** START OF STORED DATA **

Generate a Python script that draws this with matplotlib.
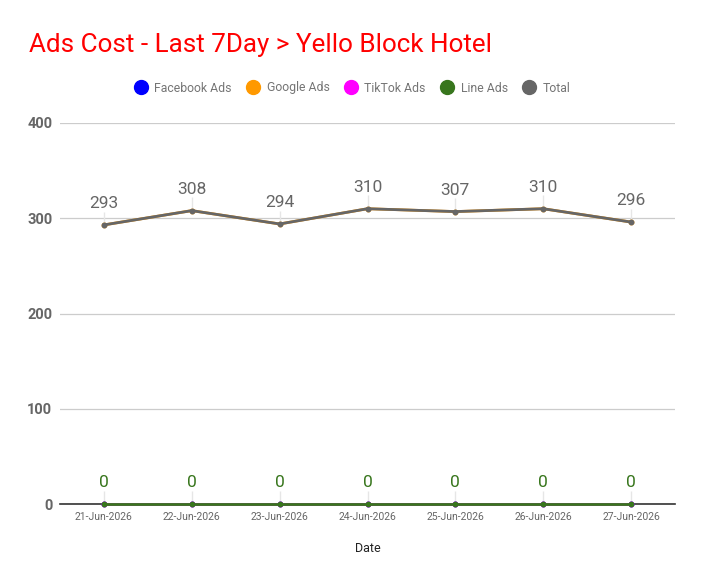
import numpy as np
import matplotlib.pyplot as plt
from matplotlib.lines import Line2D

# Data
dates = ["21-Jun-2026", "22-Jun-2026", "23-Jun-2026", "24-Jun-2026",
         "25-Jun-2026", "26-Jun-2026", "27-Jun-2026"]
facebookAds = [0, 0, 0, 0, 0, 0, 0]
googleAds = [293, 308, 294, 310, 307, 310, 296]
tiktokAds = [0, 0, 0, 0, 0, 0, 0]
lineAds = [0, 0, 0, 0, 0, 0, 0]
total = [293, 308, 294, 310, 307, 310, 296]

seriesNames = ["Facebook Ads", "Google Ads", "TikTok Ads", "Line Ads", "Total"]
seriesColors = ["#0000ff", "#ff9900", "#ff00ff", "#38761d", "#666666"]

plt.rcParams['font.family'] = ['Roboto', 'DejaVu Sans']

fig = plt.figure(figsize=(7.04, 5.85), dpi=100)
ax = fig.add_axes([60/704, 81/585, 615/704, 381/585])

x = np.arange(len(dates))
seriesValues = [facebookAds, googleAds, tiktokAds, lineAds, total]

# Zero baseline
ax.axhline(0, color="#333333", linewidth=1.2, zorder=2, clip_on=False)

# Lines
for vals, col in zip(seriesValues, seriesColors):
    ax.plot(x, vals, color=col, linewidth=2, marker='o', markersize=3.2,
            zorder=3, clip_on=False)

# Data labels with leader lines
def addLabels(vals, color):
    for xi, v in zip(x, vals):
        ax.vlines(xi, v, v + 14, color='#e6e6e6', linewidth=1, zorder=2.5)
        ax.annotate(str(v), xy=(xi, v), xytext=(0, 12), textcoords='offset points',
                    ha='center', va='baseline', fontsize=12.5, color=color, zorder=4)

addLabels(total, "#666666")
addLabels(lineAds, "#38761d")

# Axes styling
ax.set_xlim(-0.5, len(dates) - 0.5)
ax.set_ylim(0, 400)
ax.set_yticks([0, 100, 200, 300, 400])
ax.set_xticks(x)
ax.set_xticklabels(dates, fontsize=7.5, color="#666666")
for lbl in ax.get_yticklabels():
    lbl.set_fontsize(10.5)
    lbl.set_fontweight('bold')
    lbl.set_color("#666666")
ax.tick_params(axis='both', length=0)
ax.tick_params(axis='x', pad=6)
ax.tick_params(axis='y', pad=5.5)
for s in ax.spines.values():
    s.set_visible(False)
ax.grid(True, axis='y', color="#cccccc", linewidth=0.9)
ax.set_axisbelow(True)

ax.set_xlabel("Date", fontsize=9, color="#222222", labelpad=14.5)

# Title
fig.text(29/704, 1 - 45/585, "Ads Cost - Last 7Day > Yello Block Hotel",
         fontsize=18.7, color="#ff0000", va='center', ha='left')

# Legend
handles = [Line2D([0], [0], marker='o', linestyle='', markersize=10,
                  markerfacecolor=c, markeredgecolor=c) for c in seriesColors]
leg = fig.legend(handles, seriesNames, loc='center', bbox_to_anchor=(352/704, 1 - 88/585),
                 ncol=5, frameon=False, fontsize=8.8, handletextpad=0.5, columnspacing=1.15,
                 handlelength=1.2)
for t in leg.get_texts():
    t.set_color("#757575")

fig.savefig("out.png", dpi=100)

** END OF STORED DATA **

» **THE EXERCISE**: Every line from the start of the listing above through the line with "total = [293, 308, 294, 310, 307, 310, 296]" should be repeated exactly; skip the pictures and add nothing else.

» **OUTPUT FOR THIS TASK**:
Generate a Python script that draws this with matplotlib.
import numpy as np
import matplotlib.pyplot as plt
from matplotlib.lines import Line2D

# Data
dates = ["21-Jun-2026", "22-Jun-2026", "23-Jun-2026", "24-Jun-2026",
         "25-Jun-2026", "26-Jun-2026", "27-Jun-2026"]
facebookAds = [0, 0, 0, 0, 0, 0, 0]
googleAds = [293, 308, 294, 310, 307, 310, 296]
tiktokAds = [0, 0, 0, 0, 0, 0, 0]
lineAds = [0, 0, 0, 0, 0, 0, 0]
total = [293, 308, 294, 310, 307, 310, 296]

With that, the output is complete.